### GOAL
Take the listing from its first line through the line that contains "from bokeh.resources import INLINE" and please retype those lines exactly, leaving out the pictures.

##### GIVEN INFORMATION

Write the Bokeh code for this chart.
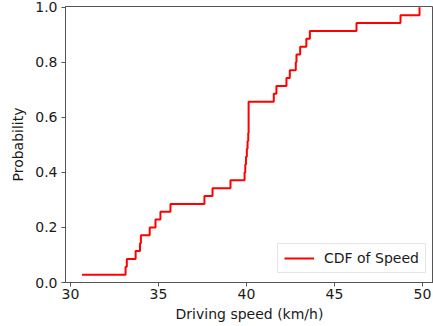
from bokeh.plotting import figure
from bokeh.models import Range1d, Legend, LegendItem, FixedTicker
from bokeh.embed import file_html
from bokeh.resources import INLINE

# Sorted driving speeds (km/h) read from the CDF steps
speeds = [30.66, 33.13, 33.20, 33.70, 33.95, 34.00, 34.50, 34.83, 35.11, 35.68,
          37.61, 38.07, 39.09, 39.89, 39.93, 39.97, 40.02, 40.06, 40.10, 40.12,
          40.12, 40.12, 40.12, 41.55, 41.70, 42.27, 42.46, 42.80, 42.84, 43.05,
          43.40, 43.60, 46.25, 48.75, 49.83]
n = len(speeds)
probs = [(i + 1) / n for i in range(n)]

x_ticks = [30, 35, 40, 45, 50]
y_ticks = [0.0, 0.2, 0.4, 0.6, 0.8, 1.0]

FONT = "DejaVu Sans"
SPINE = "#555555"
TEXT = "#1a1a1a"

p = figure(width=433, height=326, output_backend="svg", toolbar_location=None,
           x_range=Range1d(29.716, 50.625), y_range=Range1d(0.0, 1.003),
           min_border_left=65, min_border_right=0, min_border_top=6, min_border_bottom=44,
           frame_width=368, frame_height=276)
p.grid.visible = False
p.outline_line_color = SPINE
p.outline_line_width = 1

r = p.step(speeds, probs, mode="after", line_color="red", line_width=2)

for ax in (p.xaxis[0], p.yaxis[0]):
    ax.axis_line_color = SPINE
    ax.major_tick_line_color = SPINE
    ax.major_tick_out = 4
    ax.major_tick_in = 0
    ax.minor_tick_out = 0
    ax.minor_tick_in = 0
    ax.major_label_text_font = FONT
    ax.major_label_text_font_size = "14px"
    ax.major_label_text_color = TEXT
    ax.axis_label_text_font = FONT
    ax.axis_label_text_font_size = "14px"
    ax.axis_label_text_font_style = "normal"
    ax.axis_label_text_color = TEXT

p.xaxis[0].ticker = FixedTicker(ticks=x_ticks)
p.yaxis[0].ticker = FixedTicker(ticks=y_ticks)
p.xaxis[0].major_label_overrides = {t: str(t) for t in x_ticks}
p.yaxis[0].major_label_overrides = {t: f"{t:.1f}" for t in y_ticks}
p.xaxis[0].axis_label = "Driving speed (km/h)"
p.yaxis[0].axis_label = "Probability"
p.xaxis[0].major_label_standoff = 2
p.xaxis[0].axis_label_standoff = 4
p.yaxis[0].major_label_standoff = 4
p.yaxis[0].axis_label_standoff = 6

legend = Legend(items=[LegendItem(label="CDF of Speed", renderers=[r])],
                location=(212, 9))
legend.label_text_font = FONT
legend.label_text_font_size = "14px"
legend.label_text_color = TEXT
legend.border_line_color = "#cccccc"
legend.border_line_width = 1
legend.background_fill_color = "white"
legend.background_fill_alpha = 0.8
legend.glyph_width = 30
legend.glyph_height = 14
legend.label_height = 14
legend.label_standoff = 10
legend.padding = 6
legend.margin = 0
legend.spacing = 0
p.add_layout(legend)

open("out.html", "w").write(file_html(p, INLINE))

##########

### ANSWER TO THIS PROBLEM
Write the Bokeh code for this chart.
from bokeh.plotting import figure
from bokeh.models import Range1d, Legend, LegendItem, FixedTicker
from bokeh.embed import file_html
from bokeh.resources import INLINE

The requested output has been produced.